V. La visión de Dios

36. ––Hay verdades sobrenaturales, o verdades que están por encima de nuestra razón, de la razón en el grado propio de la naturaleza humana, y que, por ello, nos son incomprensibles o inabarcables, afirma Santo Tomás que de manera parecida las verdades naturales o filosóficas, que constituyen los preámbulos de la fe: «se proponen convenientemente al hombre para ser creídas»[1]. También indica que, sin embargo: «creen algunos que no debe ser propuesto al hombre como de fe lo que la razón es incapaz de comprender, porque la divina sabiduría provee a cada uno según su naturaleza»[2].

Por tanto, al igual que se ha demostrado la conveniencia de comprender las verdades filosóficas divinas o reveladas por Dios: «se ha de probar que también es necesaria al hombre la proposición por vía de fe de las verdades que superan la razón». ¿Cómo demuestra el Aquinate la oportunidad de la revelación de las verdades sobrenaturales?

––En el capítulo quinto del primer libro de la Suma contra los gentiles, Santo Tomásda cuatro argumentos para mostrar la necesidad de la revelación de las verdades sobrenaturales. El primero se basa, por una parte, en la siguiente premisa evidente: «Nadie tiende a algo por un deseo o inclinación sin que le sea de antemano conocido». Para tender a una cosa por la que se siente una inclinación o tendencia natural, debe primero conocerse, y ya conocida, se actúa el deseo natural, y puede así tenderse a ella. Por otra, en que: « los hombres están ordenados por la Providencia divina a un bien más alto que el que la limitación humana puede gozar en esta vida», premisa que el Aquinate prueba más adelante[3]. Por ello, como no es difícil de comprobar: «es imposible que en esté en esta vida la felicidad última del hombre»[4].

San Agustín aseguraba que: «Buscar a Dios es ansia o amor de la felicidad, y su posesión la felicidad misma»[5]. El ansia de felicidad es natural e irrenunciable. De tal manera que nadie puede decir verdaderamente que no quiere ser feliz. Y sólo Dios puede satisfacer el ansia de felicidad del hombre. De tal manera que San Agustín prorrumpía en uno de sus sermones a sus fieles: «En modo alguno me hartaría Dios si no se me prometiera el mismo Dios». Se preguntaba seguidamente: «¿Qué vale toda la tierra? ¿Qué vale todo el mar? ¿Qué vale todo el cielo? ¿Qué todos los astros? ¿Qué vale el sol? ¿Qué vale la luna? ¿Qué vale todo el ejército de los ángeles?
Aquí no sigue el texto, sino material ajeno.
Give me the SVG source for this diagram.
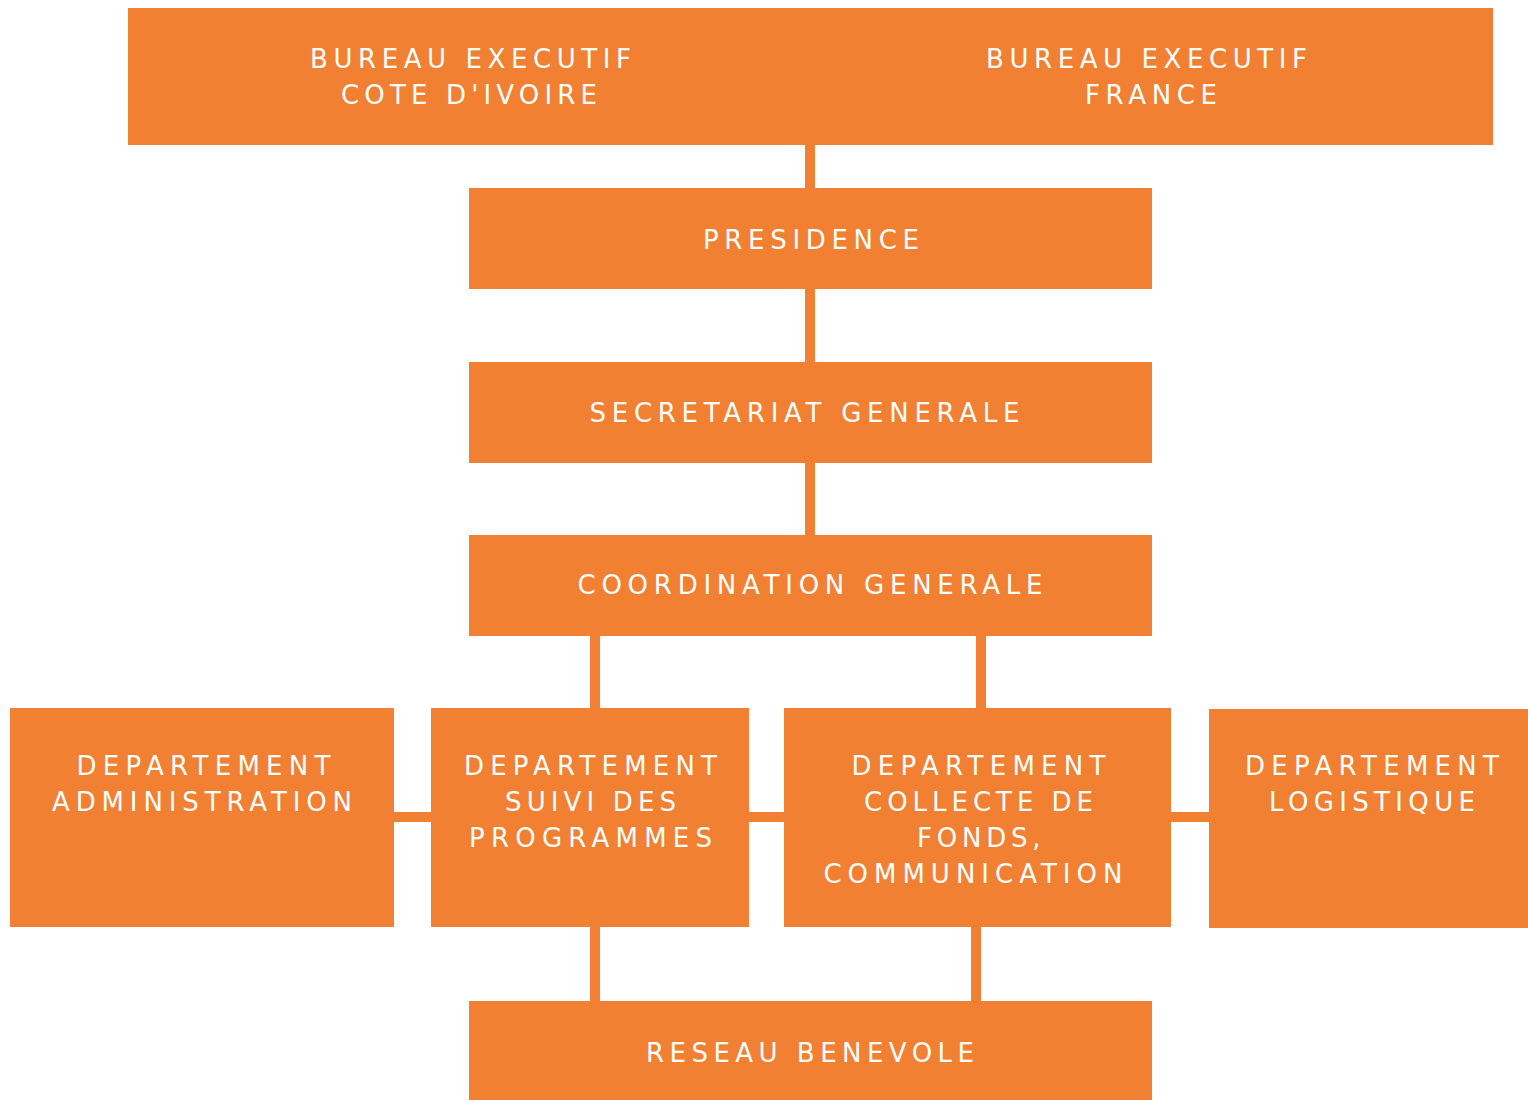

Yo tengo sed del Creador de todas estas cosas; tengo hambre de él; tengo sed de Él»[6].

El ansia más profunda del hombre, el hambre y la sed más radical, sentida en lo más profundo de su corazón y que explica así todos sus deseos e inquietudes, no es la de los bienes materiales, ni la de las riquezas, ni la de la sexualidad, ni la del poder, ni la del éxito, como se ha afirmado en distintas filosofías, sobre todo del siglo XIX y muchas veces también el hombre actual así lo cree todavía. El deseo y anhelo más básico, fundamental y más arraigado es la de ver a Dios, o la posesión intelectual y amorosa de Dios.